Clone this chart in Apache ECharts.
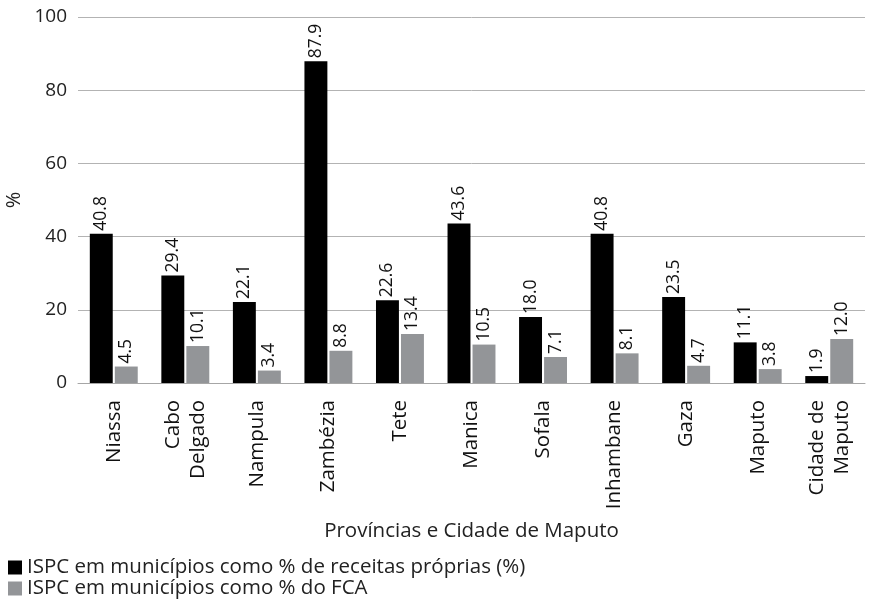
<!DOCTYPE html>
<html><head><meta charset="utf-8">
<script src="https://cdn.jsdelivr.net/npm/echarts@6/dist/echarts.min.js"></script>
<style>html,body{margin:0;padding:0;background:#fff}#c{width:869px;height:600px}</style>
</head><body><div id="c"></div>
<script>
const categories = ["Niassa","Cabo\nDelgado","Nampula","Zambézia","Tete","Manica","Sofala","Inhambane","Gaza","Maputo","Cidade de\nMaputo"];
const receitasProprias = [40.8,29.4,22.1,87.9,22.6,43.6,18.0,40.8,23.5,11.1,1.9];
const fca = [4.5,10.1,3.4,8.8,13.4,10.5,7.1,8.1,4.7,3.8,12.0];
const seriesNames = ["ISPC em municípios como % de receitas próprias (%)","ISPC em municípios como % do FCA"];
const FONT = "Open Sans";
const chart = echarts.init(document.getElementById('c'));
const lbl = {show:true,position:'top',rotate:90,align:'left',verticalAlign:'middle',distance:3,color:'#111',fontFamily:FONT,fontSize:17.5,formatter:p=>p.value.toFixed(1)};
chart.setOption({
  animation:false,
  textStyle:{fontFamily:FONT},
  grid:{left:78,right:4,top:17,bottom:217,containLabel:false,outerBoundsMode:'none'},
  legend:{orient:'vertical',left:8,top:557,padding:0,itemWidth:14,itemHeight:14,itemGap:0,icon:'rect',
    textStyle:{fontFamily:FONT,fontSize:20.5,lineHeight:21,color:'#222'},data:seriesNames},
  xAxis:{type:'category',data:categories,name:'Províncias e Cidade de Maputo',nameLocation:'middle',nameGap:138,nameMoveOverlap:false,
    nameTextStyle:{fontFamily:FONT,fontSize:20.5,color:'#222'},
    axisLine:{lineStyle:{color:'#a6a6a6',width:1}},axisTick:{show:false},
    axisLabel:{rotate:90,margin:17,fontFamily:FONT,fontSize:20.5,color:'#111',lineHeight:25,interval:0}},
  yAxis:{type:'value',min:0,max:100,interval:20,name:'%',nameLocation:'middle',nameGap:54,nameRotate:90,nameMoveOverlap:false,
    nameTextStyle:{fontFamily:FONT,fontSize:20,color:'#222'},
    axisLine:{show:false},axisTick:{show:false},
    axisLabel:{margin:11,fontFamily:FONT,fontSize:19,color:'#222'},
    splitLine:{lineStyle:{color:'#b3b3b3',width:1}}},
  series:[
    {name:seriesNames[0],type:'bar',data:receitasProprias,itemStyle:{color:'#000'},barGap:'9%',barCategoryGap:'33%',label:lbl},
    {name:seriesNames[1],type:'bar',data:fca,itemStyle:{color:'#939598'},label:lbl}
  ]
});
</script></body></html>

== PROBLEM STATEMENT ==
Exclude the pictures. Write out the remaining data exactly.

== RESPONSE TO THE TASK ==
Clone this chart in Apache ECharts.
<!DOCTYPE html>
<html><head><meta charset="utf-8">
<script src="https://cdn.jsdelivr.net/npm/echarts@6/dist/echarts.min.js"></script>
<style>html,body{margin:0;padding:0;background:#fff}#c{width:869px;height:600px}</style>
</head><body><div id="c"></div>
<script>
const categories = ["Niassa","Cabo\nDelgado","Nampula","Zambézia","Tete","Manica","Sofala","Inhambane","Gaza","Maputo","Cidade de\nMaputo"];
const receitasProprias = [40.8,29.4,22.1,87.9,22.6,43.6,18.0,40.8,23.5,11.1,1.9];
const fca = [4.5,10.1,3.4,8.8,13.4,10.5,7.1,8.1,4.7,3.8,12.0];
const seriesNames = ["ISPC em municípios como % de receitas próprias (%)","ISPC em municípios como % do FCA"];
const FONT = "Open Sans";
const chart = echarts.init(document.getElementById('c'));
const lbl = {show:true,position:'top',rotate:90,align:'left',verticalAlign:'middle',distance:3,color:'#111',fontFamily:FONT,fontSize:17.5,formatter:p=>p.value.toFixed(1)};
chart.setOption({
  animation:false,
  textStyle:{fontFamily:FONT},
  grid:{left:78,right:4,top:17,bottom:217,containLabel:false,outerBoundsMode:'none'},
  legend:{orient:'vertical',left:8,top:557,padding:0,itemWidth:14,itemHeight:14,itemGap:0,icon:'rect',
    textStyle:{fontFamily:FONT,fontSize:20.5,lineHeight:21,color:'#222'},data:seriesNames},
  xAxis:{type:'category',data:categories,name:'Províncias e Cidade de Maputo',nameLocation:'middle',nameGap:138,nameMoveOverlap:false,
    nameTextStyle:{fontFamily:FONT,fontSize:20.5,color:'#222'},
    axisLine:{lineStyle:{color:'#a6a6a6',width:1}},axisTick:{show:false},
    axisLabel:{rotate:90,margin:17,fontFamily:FONT,fontSize:20.5,color:'#111',lineHeight:25,interval:0}},
  yAxis:{type:'value',min:0,max:100,interval:20,name:'%',nameLocation:'middle',nameGap:54,nameRotate:90,nameMoveOverlap:false,
    nameTextStyle:{fontFamily:FONT,fontSize:20,color:'#222'},
    axisLine:{show:false},axisTick:{show:false},
    axisLabel:{margin:11,fontFamily:FONT,fontSize:19,color:'#222'},
    splitLine:{lineStyle:{color:'#b3b3b3',width:1}}},
  series:[
    {name:seriesNames[0],type:'bar',data:receitasProprias,itemStyle:{color:'#000'},barGap:'9%',barCategoryGap:'33%',label:lbl},
    {name:seriesNames[1],type:'bar',data:fca,itemStyle:{color:'#939598'},label:lbl}
  ]
});
</script></body></html>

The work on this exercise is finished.